* [WHAT YOU ARE ASKED TO DO]
Retype the listing below line for line, but only from the line with "Write a component" down to the line with "import * as echarts from 'echarts';", inclusive. Pictures stay out.

*** GIVEN INFORMATION

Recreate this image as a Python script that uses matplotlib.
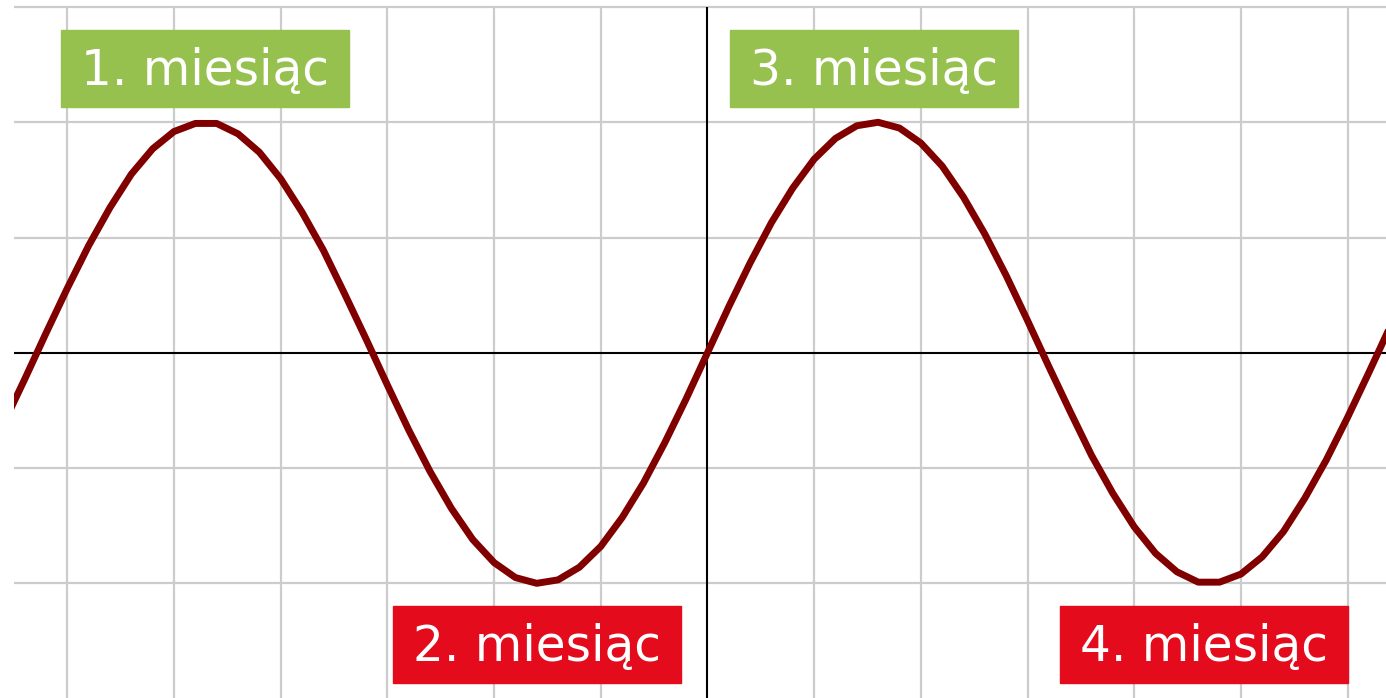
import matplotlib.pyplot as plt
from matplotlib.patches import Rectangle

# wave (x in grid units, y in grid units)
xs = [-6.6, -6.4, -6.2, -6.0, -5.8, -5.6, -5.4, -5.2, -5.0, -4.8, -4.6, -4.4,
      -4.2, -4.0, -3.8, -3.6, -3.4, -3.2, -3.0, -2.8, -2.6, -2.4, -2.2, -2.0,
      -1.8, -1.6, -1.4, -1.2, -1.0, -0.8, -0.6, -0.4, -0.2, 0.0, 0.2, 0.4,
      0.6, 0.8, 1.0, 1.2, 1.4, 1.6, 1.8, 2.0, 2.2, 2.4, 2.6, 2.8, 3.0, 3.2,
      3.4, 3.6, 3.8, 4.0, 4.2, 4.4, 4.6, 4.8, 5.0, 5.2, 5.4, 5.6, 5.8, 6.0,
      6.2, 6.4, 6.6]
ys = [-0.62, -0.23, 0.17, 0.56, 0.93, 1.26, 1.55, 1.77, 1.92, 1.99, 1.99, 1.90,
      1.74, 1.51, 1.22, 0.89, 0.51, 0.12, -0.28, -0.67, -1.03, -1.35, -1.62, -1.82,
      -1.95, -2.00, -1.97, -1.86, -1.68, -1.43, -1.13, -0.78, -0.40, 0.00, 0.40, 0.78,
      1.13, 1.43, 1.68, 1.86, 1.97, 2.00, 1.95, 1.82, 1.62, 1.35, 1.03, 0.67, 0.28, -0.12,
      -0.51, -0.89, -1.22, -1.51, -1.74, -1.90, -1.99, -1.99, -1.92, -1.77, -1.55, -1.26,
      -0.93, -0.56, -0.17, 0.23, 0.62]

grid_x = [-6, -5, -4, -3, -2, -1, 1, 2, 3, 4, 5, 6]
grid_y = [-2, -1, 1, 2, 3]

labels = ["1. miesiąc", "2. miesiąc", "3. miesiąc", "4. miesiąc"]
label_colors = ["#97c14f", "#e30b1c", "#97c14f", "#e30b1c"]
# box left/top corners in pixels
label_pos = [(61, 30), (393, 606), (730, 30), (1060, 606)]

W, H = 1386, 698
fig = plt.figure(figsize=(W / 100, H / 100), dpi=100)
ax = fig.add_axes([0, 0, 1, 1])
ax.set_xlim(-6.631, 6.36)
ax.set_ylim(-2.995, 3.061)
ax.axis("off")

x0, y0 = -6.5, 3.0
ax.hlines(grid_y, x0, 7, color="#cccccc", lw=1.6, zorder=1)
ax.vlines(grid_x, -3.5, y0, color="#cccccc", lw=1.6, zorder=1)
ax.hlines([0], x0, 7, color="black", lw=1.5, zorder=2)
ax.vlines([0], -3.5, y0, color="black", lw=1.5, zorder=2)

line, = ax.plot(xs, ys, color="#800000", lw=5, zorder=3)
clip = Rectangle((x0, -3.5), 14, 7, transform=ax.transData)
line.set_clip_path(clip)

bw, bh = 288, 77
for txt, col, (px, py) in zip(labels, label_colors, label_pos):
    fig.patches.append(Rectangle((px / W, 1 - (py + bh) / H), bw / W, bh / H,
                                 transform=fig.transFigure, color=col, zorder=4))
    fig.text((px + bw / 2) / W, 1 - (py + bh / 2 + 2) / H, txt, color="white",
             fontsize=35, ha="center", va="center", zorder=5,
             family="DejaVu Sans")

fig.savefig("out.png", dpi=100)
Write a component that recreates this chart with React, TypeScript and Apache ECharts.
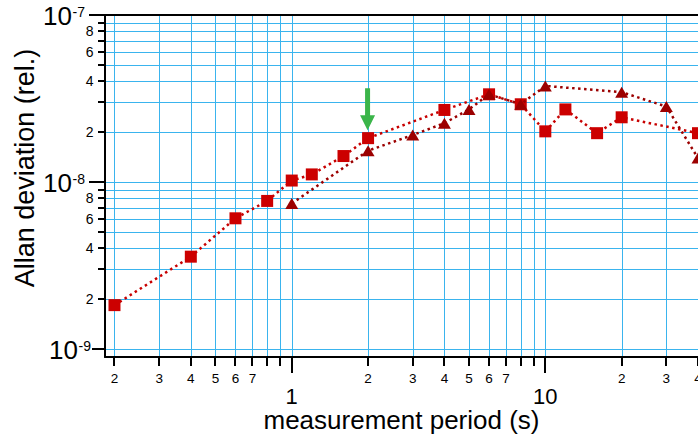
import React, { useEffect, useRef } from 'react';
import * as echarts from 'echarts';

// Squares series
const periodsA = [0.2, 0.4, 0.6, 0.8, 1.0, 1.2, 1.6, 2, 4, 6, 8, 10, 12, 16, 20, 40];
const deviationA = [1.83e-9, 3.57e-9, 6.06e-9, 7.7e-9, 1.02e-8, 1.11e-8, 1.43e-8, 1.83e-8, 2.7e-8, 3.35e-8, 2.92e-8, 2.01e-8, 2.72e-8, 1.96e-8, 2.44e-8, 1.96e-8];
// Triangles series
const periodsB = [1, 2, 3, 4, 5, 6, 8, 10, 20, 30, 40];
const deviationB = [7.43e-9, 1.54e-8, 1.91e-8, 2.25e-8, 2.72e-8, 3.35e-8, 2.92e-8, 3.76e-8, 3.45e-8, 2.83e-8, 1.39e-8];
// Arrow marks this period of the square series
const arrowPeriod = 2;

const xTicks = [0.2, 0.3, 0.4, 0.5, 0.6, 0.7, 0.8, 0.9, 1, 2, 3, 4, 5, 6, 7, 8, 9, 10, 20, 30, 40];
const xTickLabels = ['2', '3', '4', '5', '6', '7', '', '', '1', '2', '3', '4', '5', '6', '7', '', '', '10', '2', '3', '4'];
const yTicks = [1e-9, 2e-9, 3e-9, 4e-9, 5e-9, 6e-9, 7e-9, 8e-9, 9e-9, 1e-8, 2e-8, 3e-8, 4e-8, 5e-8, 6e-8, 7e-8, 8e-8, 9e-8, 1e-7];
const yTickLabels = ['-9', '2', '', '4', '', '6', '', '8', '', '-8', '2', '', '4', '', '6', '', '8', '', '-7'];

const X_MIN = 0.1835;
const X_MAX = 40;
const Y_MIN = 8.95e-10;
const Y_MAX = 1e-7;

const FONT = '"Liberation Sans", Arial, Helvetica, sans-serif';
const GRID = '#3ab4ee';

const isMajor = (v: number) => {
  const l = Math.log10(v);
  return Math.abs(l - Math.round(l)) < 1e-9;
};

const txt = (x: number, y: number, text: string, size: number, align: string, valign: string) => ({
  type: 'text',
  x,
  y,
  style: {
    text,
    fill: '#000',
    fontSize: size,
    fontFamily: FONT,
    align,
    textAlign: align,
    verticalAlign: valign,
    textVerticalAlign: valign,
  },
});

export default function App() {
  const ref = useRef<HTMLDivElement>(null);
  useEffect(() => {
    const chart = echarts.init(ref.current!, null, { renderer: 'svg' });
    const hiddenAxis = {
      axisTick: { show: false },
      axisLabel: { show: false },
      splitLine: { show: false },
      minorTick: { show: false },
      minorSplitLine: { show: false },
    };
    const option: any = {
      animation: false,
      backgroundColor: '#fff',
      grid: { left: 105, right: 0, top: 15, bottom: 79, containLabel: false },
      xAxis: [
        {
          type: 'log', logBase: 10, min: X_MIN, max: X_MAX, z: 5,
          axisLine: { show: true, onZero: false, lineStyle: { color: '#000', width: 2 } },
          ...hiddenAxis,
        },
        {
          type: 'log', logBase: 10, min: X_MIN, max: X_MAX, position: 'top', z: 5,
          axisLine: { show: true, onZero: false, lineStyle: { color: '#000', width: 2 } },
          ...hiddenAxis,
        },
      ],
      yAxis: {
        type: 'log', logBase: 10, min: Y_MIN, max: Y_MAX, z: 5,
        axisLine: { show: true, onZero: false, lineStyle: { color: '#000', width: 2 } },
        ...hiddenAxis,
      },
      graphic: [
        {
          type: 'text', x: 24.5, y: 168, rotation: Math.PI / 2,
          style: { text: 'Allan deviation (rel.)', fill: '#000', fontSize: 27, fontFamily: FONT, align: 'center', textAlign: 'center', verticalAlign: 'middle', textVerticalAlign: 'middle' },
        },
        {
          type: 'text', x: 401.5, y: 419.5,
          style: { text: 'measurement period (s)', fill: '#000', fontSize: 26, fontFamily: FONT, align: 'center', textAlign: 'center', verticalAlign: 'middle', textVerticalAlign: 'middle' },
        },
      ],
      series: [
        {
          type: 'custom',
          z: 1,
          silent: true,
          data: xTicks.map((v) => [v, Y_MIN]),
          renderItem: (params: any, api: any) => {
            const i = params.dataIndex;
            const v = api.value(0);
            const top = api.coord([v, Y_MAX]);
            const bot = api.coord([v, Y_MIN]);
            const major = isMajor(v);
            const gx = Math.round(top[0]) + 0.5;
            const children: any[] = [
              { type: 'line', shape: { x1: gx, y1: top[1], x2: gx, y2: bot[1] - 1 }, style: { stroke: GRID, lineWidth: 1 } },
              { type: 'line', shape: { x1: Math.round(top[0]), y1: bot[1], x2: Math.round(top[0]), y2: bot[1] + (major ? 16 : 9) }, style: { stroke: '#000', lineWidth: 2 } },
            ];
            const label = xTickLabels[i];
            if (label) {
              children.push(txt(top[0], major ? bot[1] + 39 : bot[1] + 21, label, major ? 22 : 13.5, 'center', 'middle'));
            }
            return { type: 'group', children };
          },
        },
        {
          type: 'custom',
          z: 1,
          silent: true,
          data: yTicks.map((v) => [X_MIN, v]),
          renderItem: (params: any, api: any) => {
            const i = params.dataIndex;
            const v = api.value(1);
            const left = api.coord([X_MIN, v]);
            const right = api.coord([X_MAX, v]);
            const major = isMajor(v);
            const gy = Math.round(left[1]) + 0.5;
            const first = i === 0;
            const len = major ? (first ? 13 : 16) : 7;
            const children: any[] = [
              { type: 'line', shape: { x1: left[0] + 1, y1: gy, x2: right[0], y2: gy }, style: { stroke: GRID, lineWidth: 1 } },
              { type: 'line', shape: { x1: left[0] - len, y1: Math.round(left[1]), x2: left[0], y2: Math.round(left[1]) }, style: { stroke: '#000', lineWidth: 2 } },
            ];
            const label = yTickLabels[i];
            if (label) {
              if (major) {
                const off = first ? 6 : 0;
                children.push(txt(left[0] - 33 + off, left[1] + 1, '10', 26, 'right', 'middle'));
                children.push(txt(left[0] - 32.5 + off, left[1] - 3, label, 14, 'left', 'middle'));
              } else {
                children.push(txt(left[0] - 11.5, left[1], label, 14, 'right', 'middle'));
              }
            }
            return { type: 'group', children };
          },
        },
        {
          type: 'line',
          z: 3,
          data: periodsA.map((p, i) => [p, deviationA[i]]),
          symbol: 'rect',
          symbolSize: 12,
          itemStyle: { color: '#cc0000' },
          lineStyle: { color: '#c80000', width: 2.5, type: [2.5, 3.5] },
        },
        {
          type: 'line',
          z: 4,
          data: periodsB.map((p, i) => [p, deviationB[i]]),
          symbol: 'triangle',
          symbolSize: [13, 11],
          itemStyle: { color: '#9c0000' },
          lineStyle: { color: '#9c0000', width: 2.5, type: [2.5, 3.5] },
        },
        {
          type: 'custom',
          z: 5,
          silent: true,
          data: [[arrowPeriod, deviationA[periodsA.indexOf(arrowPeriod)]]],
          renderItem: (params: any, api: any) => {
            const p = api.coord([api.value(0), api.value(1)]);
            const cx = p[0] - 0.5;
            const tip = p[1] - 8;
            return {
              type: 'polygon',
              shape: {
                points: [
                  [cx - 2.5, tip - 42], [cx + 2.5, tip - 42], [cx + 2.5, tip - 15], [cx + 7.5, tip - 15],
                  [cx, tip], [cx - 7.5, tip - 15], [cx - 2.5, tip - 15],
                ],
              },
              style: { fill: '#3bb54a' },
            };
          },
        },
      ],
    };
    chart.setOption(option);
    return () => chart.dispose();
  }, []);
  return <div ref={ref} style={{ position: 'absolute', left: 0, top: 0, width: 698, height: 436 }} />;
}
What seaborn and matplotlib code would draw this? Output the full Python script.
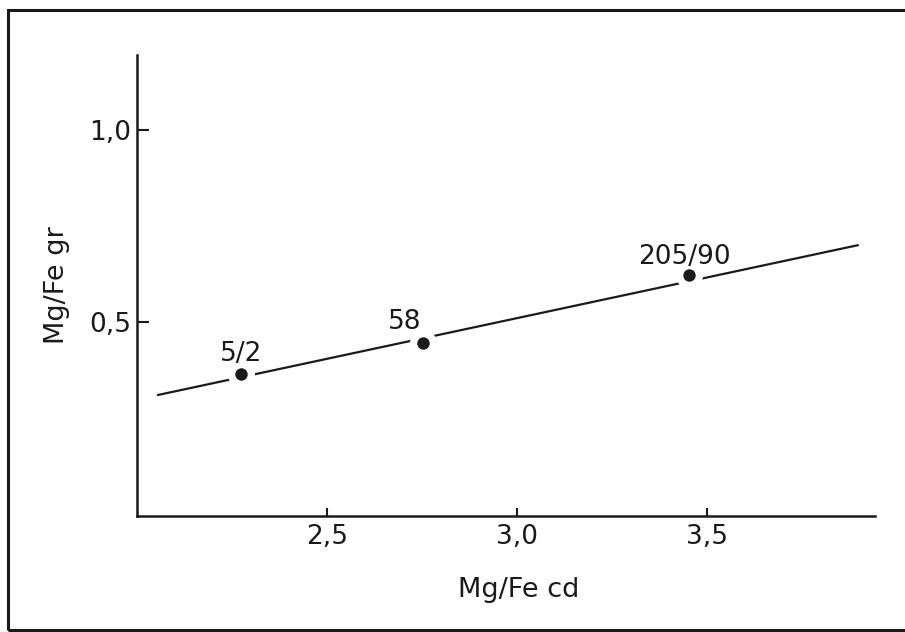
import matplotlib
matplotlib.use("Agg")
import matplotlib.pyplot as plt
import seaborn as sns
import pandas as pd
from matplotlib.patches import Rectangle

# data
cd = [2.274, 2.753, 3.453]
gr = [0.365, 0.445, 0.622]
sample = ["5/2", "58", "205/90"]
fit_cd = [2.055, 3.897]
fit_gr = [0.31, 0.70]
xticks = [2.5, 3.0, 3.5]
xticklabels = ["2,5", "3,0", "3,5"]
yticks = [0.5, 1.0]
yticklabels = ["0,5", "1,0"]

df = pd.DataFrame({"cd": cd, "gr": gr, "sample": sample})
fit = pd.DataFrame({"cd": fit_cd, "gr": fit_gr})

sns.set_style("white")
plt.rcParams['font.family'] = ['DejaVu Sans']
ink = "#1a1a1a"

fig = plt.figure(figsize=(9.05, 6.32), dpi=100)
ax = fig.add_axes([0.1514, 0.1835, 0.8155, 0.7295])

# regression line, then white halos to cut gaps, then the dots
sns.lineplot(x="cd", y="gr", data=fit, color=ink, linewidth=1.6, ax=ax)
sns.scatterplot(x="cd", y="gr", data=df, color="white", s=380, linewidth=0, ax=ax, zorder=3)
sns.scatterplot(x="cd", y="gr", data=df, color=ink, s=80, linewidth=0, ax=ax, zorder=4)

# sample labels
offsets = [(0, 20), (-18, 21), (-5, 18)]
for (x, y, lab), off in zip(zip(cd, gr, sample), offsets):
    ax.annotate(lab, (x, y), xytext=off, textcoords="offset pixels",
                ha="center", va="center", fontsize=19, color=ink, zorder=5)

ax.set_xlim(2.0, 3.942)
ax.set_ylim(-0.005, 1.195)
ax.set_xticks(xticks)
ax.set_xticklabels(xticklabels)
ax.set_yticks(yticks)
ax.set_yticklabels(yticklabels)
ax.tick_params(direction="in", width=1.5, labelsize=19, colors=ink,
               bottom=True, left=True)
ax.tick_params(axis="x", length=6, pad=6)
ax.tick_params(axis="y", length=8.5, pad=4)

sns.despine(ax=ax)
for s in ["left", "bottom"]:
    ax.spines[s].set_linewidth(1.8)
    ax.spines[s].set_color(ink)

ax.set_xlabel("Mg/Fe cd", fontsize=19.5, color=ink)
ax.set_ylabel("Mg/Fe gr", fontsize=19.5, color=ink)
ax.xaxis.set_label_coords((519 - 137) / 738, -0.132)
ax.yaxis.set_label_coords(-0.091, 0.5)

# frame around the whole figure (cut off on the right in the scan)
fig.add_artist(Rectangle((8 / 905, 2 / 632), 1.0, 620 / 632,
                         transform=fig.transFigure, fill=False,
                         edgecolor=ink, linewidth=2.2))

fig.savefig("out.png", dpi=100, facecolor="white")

******

* [THE RESPONSE]
Write a component that recreates this chart with React, TypeScript and Apache ECharts.
import React, { useEffect, useRef } from 'react';
import * as echarts from 'echarts';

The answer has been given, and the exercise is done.